We should bear all this in mind when we attempt to analyze the new directions taken by those militants and former militants who now, in the name of democracy and human rights, are looking for common ground with the secular middle class. They have put aside the radical ideology of Qutb, Mawdudi, and Khomeini; they consider the jihadist-salafist doctrines developed in the camps of Afghanistan a source of horror, and they celebrate the “democratic essense” of Islam. Islamists defending the tights of the individual stand shoulder to shoulder with secular democrats in confronting repressive and authoritarian governments. Choosing to wear the veil is no longer trumpeted as a sign of respect for an injunction of the sharia but is viewed as an exercise of the human right of individuals to freedom of expression.

[…]Some people viewed this development as a cynical maneuver, like that of the modern communist parties, which used the parlance of democracy now and then, the better to dupe the “useful idiots” they needed to enlarge their baseand their political networks, especially among the intelligentsia. When the Soviet Bloc was still relatively powerful, this stratey produced excellent results, attracting many sincere democrats who were seduced by the messianic aura of the workers’ movement. On the other hand, with the coming of the crisis that was to sweep away the Eastern Bloc and its confederates, these currents of exchange began to favor the defection of communist militants, notably the managers and agents whose democratic contacts offered possibilities of re-conversion in various civil institutions and associations outside party circles.

This was one — but not the only one — of the possible outcomes of a dialogue between the Islamists (now less sure of themselves) and the secular democrats of the Muslim world.

One topic which I might discuss in detail later is Islamic feminism which is becoming quite common among young educated urban religious Muslim women in a number of countries. These women wear the veil of their own accord and consider equal rights for women an important part of their ideas (Al-Muhajabah, have you written anything on the topic?). Here’s what Kepel says:

Paradoxically, the Islamist experience itself has produced some of the conditions that have led to its own obsolescence. In the ranks of veiled female militants demanding the application of the sharia, we see, in many cases, the first generation of women to speak in public outside their homes and beyond their domestic role. In doing this, they have collided with male militants bent on confining these women to a subordinate role in Muslim society. Some women, most notably in Turkey and Iran, have reacted by creating a form of “Islamist feminism” to counter the machismo that prevails in the movement. These protests may represent the first stirrings of tomorrow’s Muslim democracy.

Kepel thinks that democracy is the only solution and I agree.

All this goes against the blinkered vision of those who make the doctrine of Islam itself an obstacle to the implantation of democracy in any of the countries where it is the dominant religion, and also to those who attribute to that doctrine a “democratic essence.” Islam, like any other religion, is a way of life, one that is given its shape and form by Muslim men and women.

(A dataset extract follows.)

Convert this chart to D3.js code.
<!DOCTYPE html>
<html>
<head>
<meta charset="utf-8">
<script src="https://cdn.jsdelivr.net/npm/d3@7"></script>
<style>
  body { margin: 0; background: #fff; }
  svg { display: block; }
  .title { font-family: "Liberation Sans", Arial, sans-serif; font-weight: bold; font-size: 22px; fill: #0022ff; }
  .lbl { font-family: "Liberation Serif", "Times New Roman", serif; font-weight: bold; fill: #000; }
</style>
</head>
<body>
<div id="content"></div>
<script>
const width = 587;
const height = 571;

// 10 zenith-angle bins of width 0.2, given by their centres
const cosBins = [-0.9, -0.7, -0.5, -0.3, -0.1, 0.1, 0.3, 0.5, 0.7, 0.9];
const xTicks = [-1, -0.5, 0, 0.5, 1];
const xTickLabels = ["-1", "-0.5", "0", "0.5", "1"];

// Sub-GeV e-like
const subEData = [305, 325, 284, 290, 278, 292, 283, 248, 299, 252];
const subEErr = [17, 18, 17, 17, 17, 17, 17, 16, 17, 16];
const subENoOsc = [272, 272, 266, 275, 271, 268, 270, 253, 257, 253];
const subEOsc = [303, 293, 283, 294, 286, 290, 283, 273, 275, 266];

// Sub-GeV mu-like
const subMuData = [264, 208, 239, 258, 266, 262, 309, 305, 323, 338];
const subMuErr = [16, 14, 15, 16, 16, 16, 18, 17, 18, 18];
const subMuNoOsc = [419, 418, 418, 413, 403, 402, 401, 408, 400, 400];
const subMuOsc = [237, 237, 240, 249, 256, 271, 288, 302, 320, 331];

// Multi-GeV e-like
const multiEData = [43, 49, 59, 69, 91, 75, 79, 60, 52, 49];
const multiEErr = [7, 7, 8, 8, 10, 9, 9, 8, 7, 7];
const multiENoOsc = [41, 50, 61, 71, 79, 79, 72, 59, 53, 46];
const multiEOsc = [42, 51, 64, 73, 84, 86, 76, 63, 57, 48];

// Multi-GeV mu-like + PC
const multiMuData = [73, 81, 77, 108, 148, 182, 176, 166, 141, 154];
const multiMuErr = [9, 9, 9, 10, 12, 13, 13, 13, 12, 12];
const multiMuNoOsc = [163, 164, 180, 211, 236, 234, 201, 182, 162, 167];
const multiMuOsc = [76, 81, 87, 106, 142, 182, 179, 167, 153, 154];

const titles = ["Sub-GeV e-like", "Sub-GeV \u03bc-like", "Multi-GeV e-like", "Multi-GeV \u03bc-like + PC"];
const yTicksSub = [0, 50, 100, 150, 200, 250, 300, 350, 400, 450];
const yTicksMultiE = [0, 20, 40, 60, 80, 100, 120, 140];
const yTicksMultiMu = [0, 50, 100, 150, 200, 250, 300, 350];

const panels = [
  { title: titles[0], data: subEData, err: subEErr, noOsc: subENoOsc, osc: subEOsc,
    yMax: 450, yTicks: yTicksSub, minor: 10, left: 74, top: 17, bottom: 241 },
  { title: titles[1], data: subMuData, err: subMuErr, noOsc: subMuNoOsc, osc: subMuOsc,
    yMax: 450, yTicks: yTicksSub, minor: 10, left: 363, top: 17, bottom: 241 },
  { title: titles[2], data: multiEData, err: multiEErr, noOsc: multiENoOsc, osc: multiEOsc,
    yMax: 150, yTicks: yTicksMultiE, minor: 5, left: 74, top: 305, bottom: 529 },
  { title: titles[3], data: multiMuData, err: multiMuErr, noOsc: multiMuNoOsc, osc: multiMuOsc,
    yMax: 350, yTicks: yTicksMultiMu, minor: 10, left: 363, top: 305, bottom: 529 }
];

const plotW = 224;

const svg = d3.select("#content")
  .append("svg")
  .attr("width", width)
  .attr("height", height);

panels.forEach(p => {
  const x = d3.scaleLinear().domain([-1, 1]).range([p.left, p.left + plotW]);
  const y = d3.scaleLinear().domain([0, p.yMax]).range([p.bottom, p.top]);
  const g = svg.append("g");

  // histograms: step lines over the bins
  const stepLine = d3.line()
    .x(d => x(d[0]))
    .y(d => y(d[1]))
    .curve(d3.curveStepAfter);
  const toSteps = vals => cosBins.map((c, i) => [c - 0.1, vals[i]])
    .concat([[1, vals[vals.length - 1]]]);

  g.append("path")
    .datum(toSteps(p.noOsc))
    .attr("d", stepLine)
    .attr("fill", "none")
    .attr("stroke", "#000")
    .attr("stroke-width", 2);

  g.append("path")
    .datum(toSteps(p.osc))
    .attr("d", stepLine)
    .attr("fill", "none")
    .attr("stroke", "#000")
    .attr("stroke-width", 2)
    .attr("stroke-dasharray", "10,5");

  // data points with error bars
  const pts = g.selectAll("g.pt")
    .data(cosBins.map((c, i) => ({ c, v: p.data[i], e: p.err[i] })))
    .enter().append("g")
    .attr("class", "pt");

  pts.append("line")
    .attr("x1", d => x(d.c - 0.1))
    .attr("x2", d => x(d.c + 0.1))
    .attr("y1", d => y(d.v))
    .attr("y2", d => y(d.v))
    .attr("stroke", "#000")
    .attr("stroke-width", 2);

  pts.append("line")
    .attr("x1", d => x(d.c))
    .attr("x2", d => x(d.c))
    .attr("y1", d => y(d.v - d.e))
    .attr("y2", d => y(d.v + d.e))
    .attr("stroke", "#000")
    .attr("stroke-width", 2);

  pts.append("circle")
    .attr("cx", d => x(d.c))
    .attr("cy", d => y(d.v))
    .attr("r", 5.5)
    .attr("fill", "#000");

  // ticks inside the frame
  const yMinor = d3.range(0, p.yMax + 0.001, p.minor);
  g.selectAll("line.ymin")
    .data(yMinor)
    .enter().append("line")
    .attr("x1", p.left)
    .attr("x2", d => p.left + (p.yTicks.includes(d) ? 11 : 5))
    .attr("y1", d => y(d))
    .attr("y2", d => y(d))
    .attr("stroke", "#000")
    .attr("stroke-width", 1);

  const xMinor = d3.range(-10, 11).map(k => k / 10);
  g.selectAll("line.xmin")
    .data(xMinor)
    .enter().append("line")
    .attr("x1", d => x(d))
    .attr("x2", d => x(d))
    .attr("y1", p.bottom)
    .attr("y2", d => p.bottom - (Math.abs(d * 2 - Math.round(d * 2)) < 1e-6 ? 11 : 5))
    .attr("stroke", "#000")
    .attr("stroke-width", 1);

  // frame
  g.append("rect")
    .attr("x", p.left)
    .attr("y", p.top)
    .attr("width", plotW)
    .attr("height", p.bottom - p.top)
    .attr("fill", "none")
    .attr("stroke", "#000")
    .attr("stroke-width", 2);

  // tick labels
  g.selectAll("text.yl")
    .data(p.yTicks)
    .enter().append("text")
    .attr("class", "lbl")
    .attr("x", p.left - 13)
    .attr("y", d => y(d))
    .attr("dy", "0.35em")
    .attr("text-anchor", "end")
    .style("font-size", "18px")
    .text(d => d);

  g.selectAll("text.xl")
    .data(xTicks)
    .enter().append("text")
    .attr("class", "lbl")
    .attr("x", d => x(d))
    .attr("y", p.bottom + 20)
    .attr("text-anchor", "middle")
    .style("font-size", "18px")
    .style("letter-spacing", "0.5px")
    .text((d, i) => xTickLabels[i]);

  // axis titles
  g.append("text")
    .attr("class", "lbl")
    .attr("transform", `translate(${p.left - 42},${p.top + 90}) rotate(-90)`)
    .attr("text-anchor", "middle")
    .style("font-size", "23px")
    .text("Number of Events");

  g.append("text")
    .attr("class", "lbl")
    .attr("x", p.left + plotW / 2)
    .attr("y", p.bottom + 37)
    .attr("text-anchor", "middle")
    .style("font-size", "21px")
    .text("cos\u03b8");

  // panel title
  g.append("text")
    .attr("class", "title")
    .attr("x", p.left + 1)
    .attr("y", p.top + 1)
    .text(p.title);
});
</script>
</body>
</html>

[…]Today, as Muslim societies emerge from the Islamist era, it is through openness to the world and to democracy that they will construct their future. There is no longer any real alternative.

[…]But this march to democracy must face an obstacle that has nothing religious about it: the various sovereign states, as well as the elites that rule them, must also be prepared to make their modes of government democratic. […]If these leaders neglected reform and drew immediate, selfish profit from Islamism’s decline, then the Muslim world would very soon face a new crisis — expressed as either Islamist, ethnic, racial, religious, or populist.

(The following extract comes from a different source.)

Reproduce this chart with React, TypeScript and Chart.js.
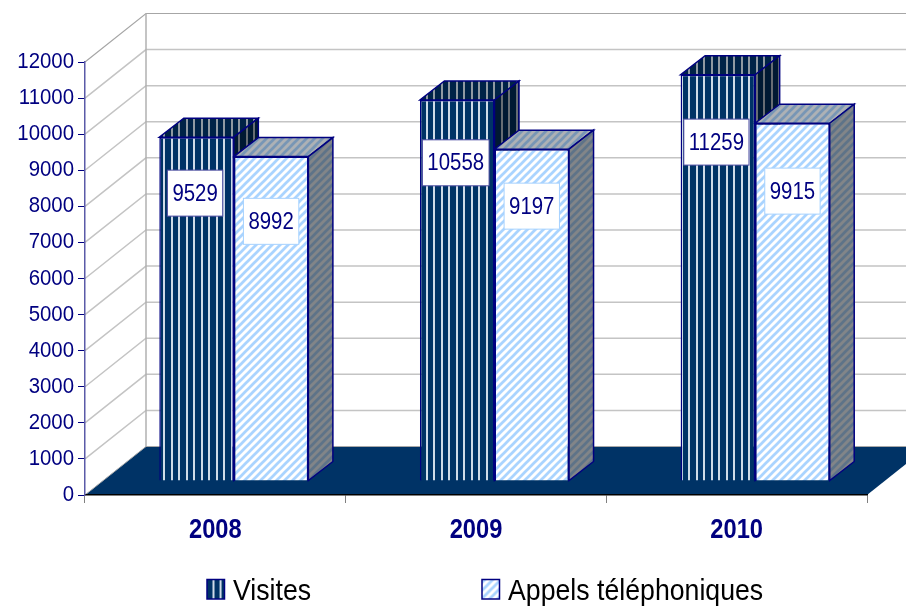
import React, { useEffect, useRef } from "react";
import { Chart, registerables } from "chart.js";

Chart.register(...registerables);

const years = ["2008", "2009", "2010"];
const visites = [9529, 10558, 11259];
const appels = [8992, 9197, 9915];
const seriesNames = ["Visites", "Appels téléphoniques"];
const NAVY = "#000080";
const FLOOR = "#003366";
const FONT = '"Liberation Sans", Arial, sans-serif';

// 3D projection offsets
const WALL = { dx: 61, dy: -48.5 };
const SHIFT = { dx: 18.5, dy: -14 };
const DEPTH = { dx: 24.5, dy: -19 };
// where each value box sits, as a share of its bar's height
const LABEL_RATIO = [
  [0.837, 0.835, 0.834],
  [0.8, 0.828, 0.81],
];

function stripePattern(ctx: CanvasRenderingContext2D) {
  const c = document.createElement("canvas");
  c.width = 15;
  c.height = 4;
  const g = c.getContext("2d")!;
  g.fillStyle = FLOOR;
  g.fillRect(0, 0, 15, 4);
  g.fillStyle = "#cfdbe8";
  g.fillRect(2, 0, 2, 4);
  g.fillRect(9, 0, 2, 4);
  const p = ctx.createPattern(c, "repeat")!;
  p.setTransform(new DOMMatrix().translate(0.5, 0));
  return p;
}

function diagonalPattern(ctx: CanvasRenderingContext2D) {
  const c = document.createElement("canvas");
  c.width = 8;
  c.height = 8;
  const g = c.getContext("2d")!;
  g.fillStyle = "#ffffff";
  g.fillRect(0, 0, 8, 8);
  g.strokeStyle = "#aad4ff";
  g.lineWidth = 2.7;
  for (const o of [-8, 0, 8]) {
    g.beginPath();
    g.moveTo(o - 2, 10);
    g.lineTo(o + 10, -2);
    g.stroke();
  }
  const p = ctx.createPattern(c, "repeat")!;
  p.setTransform(new DOMMatrix().translate(0.5, 0));
  return p;
}

function face(c: CanvasRenderingContext2D, pts: number[][], fill: any, shade: string) {
  c.beginPath();
  pts.forEach((p, i) => (i ? c.lineTo(p[0], p[1]) : c.moveTo(p[0], p[1])));
  c.closePath();
  c.fillStyle = fill;
  c.fill();
  c.fillStyle = shade;
  c.fill();
  c.strokeStyle = NAVY;
  c.lineWidth = 1.5;
  c.stroke();
}

function drawFaces(chart: any, index: number, patterns: any[]) {
  const c = chart.ctx as CanvasRenderingContext2D;
  const shades =
    index === 0
      ? ["rgba(0,0,0,0.3)", "rgba(0,0,0,0.5)"]
      : ["rgba(40,50,60,0.38)", "rgba(40,45,50,0.58)"];
  chart.getDatasetMeta(index).data.forEach((el: any) => {
    const l = el.x - el.width / 2;
    const r = el.x + el.width / 2;
    const t = el.y;
    const b = el.base;
    const { dx, dy } = DEPTH;
    face(c, [[l, t], [r, t], [r + dx, t + dy], [l + dx, t + dy]], patterns[index], shades[0]);
    face(c, [[r, t], [r + dx, t + dy], [r + dx, b + dy], [r, b]], patterns[index], shades[1]);
  });
}

// The reference's text is slightly taller than it is wide.
function stretchScaleLabels(scale: any, k: number) {
  if (scale.__stretched) return;
  scale.__stretched = true;
  const draw = scale.drawLabels.bind(scale);
  scale.drawLabels = (area: any) => {
    const c = scale.ctx;
    const fill = c.fillText;
    c.fillText = function (t: string, x: number, y: number) {
      c.save();
      c.translate(x, y);
      c.scale(1, k);
      fill.call(c, t, 0, 0);
      c.restore();
    };
    draw(area);
    delete c.fillText;
  };
}

function tallText(c: CanvasRenderingContext2D, t: string, x: number, y: number, k: number) {
  c.save();
  c.translate(x, y);
  c.scale(1, k);
  c.fillText(t, 0, 0);
  c.restore();
}

export default function App() {
  const ref = useRef<HTMLCanvasElement>(null);

  useEffect(() => {
    const canvas = ref.current!;
    const ctx = canvas.getContext("2d")!;
    const patterns = [stripePattern(ctx), diagonalPattern(ctx)];

    const scene = {
      id: "scene",
      beforeDraw(chart: any) {
        stretchScaleLabels(chart.scales.y, 1.07);
        stretchScaleLabels(chart.scales.x, 1.16);
        const c = chart.ctx as CanvasRenderingContext2D;
        const { left, right, bottom } = chart.chartArea;
        const y = chart.scales.y;
        const wx = left + WALL.dx;
        c.save();
        // gridlines on the side and back walls
        y.ticks.forEach((t: any) => {
          const py = y.getPixelForValue(t.value);
          if (t.value === 0) return;
          const isTop = t.value === y.max;
          c.strokeStyle = isTop ? "#a6a6a6" : "#c4c4c4";
          c.lineWidth = isTop ? 1.2 : 1.5;
          c.beginPath();
          c.moveTo(left, py);
          c.lineTo(wx, py + WALL.dy);
          c.lineTo(chart.width, py + WALL.dy);
          c.stroke();
        });
        c.strokeStyle = "#b0b0b0";
        c.lineWidth = 1.5;
        c.beginPath();
        c.moveTo(wx, y.getPixelForValue(y.max) + WALL.dy);
        c.lineTo(wx, bottom + WALL.dy);
        c.stroke();
        // floor
        c.beginPath();
        c.moveTo(left, bottom);
        c.lineTo(wx, bottom + WALL.dy);
        c.lineTo(right + WALL.dx, bottom + WALL.dy);
        c.lineTo(right, bottom);
        c.closePath();
        c.fillStyle = FLOOR;
        c.fill();
        c.strokeStyle = "#a8a8a8";
        c.lineWidth = 1;
        c.beginPath();
        c.moveTo(left, bottom);
        c.lineTo(wx, bottom + WALL.dy);
        c.lineTo(right + WALL.dx, bottom + WALL.dy);
        c.stroke();
        c.restore();
      },
      beforeDatasetsDraw(chart: any) {
        chart.ctx.save();
        chart.ctx.translate(SHIFT.dx, SHIFT.dy);
      },
      beforeDatasetDraw(chart: any, args: any) {
        if (args.index === 1) drawFaces(chart, 0, patterns);
      },
      afterDatasetDraw(chart: any, args: any) {
        if (args.index === 1) drawFaces(chart, 1, patterns);
      },
      afterDatasetsDraw(chart: any) {
        const c = chart.ctx as CanvasRenderingContext2D;
        c.restore();
        c.save();
        c.font = `20.4px ${FONT}`;
        c.textAlign = "center";
        c.textBaseline = "middle";
        [0, 1].forEach((ds) => {
          const meta = chart.getDatasetMeta(ds);
          const values = chart.data.datasets[ds].data;
          meta.data.forEach((el: any, i: number) => {
            const text = String(values[i]);
            const w = c.measureText(text).width + 10;
            const cx = el.x + SHIFT.dx - (ds === 0 ? 1.5 : 0);
            const cy = el.base + SHIFT.dy + (el.y - el.base) * LABEL_RATIO[ds][i];
            c.fillStyle = "#ffffff";
            c.fillRect(cx - w / 2, cy - 23, w, 46);
            c.strokeStyle = ds === 0 ? "#4a4aa0" : "#a6d2ff";
            c.lineWidth = 1;
            c.strokeRect(cx - w / 2, cy - 23, w, 46);
            c.fillStyle = NAVY;
            tallText(c, text, cx, cy + 1, 1.15);
          });
        });
        c.restore();

        // legend
        c.save();
        c.textAlign = "left";
        c.textBaseline = "alphabetic";
        c.font = `26.7px ${FONT}`;
        const entries = [
          { box: 207, text: 233 },
          { box: 482, text: 508 },
        ];
        entries.forEach((e, i) => {
          c.fillStyle = patterns[i];
          c.fillRect(e.box, 579.5, 17.5, 19.5);
          c.strokeStyle = NAVY;
          c.lineWidth = 1.5;
          c.strokeRect(e.box, 579.5, 17.5, 19.5);
          c.fillStyle = "#000000";
          tallText(c, chart.data.datasets[i].label, e.text, 600, 1.13);
        });
        c.restore();
      },
    };

    const chart = new Chart(canvas, {
      type: "bar",
      data: {
        labels: years,
        datasets: [
          {
            label: seriesNames[0],
            data: visites,
            backgroundColor: patterns[0],
            borderColor: NAVY,
            borderWidth: 1.5,
            categoryPercentage: 0.572,
            barPercentage: 1,
            clip: false,
          },
          {
            label: seriesNames[1],
            data: appels,
            backgroundColor: patterns[1],
            borderColor: NAVY,
            borderWidth: 1.5,
            categoryPercentage: 0.572,
            barPercentage: 1,
            clip: false,
          },
        ] as any,
      },
      options: {
        responsive: false,
        animation: false,
        layout: {
          autoPadding: false,
          padding: { top: 62, right: 39, left: 0, bottom: 0 },
        },
        plugins: { legend: { display: false }, title: { display: false }, tooltip: { enabled: false } },
        scales: {
          x: {
            afterFit(scale: any) {
              scale.height = 111;
            },
            grid: { drawOnChartArea: false, color: "#808080", tickLength: 8, offset: true },
            border: { color: "#000000", width: 1.5 },
            ticks: {
              color: NAVY,
              padding: 13,
              maxRotation: 0,
              font: { family: FONT, size: 23.7, weight: "bold" },
            },
          },
          y: {
            min: 0,
            max: 12000,
            afterFit(scale: any) {
              scale.width = 85;
            },
            grid: { drawOnChartArea: false, color: NAVY, tickLength: 7 },
            border: { color: "#5a5aa8", width: 1.5 },
            ticks: {
              stepSize: 1000,
              color: NAVY,
              padding: 4,
              autoSkip: false,
              callback: (v: any) => String(v),
              font: { family: FONT, size: 20.4 },
            },
          },
        },
      } as any,
      plugins: [scene],
    });
    return () => chart.destroy();
  }, []);

  return (
    <div style={{ position: "fixed", left: 0, top: 0, width: 906, height: 606, background: "#fff" }}>
      <canvas ref={ref} width={906} height={606} style={{ display: "block" }} />
    </div>
  );
}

And that is one of the reasons I am very happy at the fall of Saddam.

UPDATE: Also see my post about what Kepel has to say about Maudoodi.

By Zack

Dad, gadget guy, bookworm, political animal, global nomad, cyclist, hiker, tennis player, photographer


  1. I don’t think I’ve ever written on the topic of Islamic feminism per se, but I’ve written articles and blog entries about women’s issues in Islam, criticized what I consider to be harmful interpretations of Islam (such as saying that women can’t speak to non-mahram men), and offered woman-positive interpretations of Islam. I recently had an excellent discussion in my comments section about marriage dynamics in Islam and the wife’s rights.

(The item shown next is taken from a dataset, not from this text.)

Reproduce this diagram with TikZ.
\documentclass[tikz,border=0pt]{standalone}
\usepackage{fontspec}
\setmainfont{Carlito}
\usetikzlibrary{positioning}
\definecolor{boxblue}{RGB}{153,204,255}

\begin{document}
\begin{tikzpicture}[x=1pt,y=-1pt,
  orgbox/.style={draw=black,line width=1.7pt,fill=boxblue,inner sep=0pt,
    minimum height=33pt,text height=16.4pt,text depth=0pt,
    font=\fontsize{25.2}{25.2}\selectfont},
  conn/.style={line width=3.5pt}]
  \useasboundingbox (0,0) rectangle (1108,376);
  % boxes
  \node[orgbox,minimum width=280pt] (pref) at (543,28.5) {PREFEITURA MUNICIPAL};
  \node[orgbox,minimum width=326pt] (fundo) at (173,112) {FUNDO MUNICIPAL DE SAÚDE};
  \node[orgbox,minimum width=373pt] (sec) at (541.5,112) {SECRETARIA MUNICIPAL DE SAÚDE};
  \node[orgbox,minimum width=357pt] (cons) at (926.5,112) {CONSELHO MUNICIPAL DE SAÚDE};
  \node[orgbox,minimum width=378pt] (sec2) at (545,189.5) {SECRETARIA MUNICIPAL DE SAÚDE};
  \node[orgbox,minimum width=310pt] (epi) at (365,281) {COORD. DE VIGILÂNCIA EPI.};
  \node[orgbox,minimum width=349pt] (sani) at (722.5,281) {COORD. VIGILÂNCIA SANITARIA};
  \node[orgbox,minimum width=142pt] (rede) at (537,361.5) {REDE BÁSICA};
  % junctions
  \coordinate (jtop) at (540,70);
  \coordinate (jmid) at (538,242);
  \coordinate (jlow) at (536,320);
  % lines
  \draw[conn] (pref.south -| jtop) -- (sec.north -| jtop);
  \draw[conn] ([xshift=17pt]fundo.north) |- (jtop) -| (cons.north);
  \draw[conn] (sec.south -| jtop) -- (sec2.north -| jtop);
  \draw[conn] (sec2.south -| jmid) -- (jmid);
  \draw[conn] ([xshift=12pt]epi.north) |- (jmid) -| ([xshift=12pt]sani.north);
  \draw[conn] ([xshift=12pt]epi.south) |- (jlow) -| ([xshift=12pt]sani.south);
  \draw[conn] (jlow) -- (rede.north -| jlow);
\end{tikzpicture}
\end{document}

    In a way, you could say that I write in Islamic feminism, not about it

  2. Islam, like any religion, is dependant on the interpretations of the interpreter. Usually, the personal experiences of an Islamic leader (and their grievances about colonialism, support for nationalism, merger with communism, etc. often affect their views.

    Now, much of the Islamic laws and guidelines are right. Without a doubt, Sharia’s tough stance on crime is the only way to deal with what has become a major problem. Also, the world would be better off without gambling, so they’re right there too.

    On alcohol, there is a lot of truth, too. However, I do not believe that Allah minds the moderate or light drinker but does come down heavily on those who are drunkards and especially violent drunkards (who beat up their wives, get into crime, etc.).

    Islam’s views on women are (at best) overprotective but mean well. However, some chauvinist, paranoid men often use it to repress women (in fact, it is often the only Islamic attribute many such men practice!). On the positive side, it does stop women dressing in tart-like miniskirts and also curbs the lap-dancing trade.

    For reasons too strange to get into, many Mullahs do not seem to enjoy music and singing very much. I think that this must stem from Arabic/Turkish/Iranian bellydancing culture and that songs and singing were associated with that. While filthy songs and obscene dancing are right to be banned, more neutral forms of music do not imo interfere in any way with Islam. God is no monster and he understands that good people are entitled to enjoy themselves as long as it does not affect others’ lives.

    More like it is the fact that music is banned because of anti-western feeling and paranoid of western music having messages that may not be in sync with some dictators’ views.

    For example, many Islamists in the 1950s tolerated Jerry Lee Lewis (US blues/country/Christian singer) because he was spurned by the British! He became a hero for them, whereas Elvis Presley was ‘evil and against Islam’. Why? Because one was vilified in the West and the other was loved in the west.

    This was also common in the USSR and in Nazi Germany, so the Taliban were not unique in this way. It is easy to say music, TV, newspapers, etc. all are anti-Islamic when it covers up some political regime. Truth is: the regimes are often more anti-Islamic than the people they are supposed to represent.

    The future of Islam is like Christianity: It will evolve from feudalism, through turmoil, through division and eventually will settle into a new role. However, Islam has more of a bright future than Christianity.

    What is wrong with the West? The West is immoral and lacks religion, which means that peoples’ friendliness, compassion, mercy, etc. is dead. All relationships are based on alcoholic sex and not love. All social events mean getting drunk. It is the antithesis of the Taliban but just as bad. The world does not want an overzealous version of Islam like the Taliban or of Christianity like the Puritans in 1600s England anymore than it needs immorality and decadence. The happy medium is required. Islam and Christianity are the leading religions in the world and should (if managed properly) overcome all the problems. If religion is mismanaged, decadence will take its place.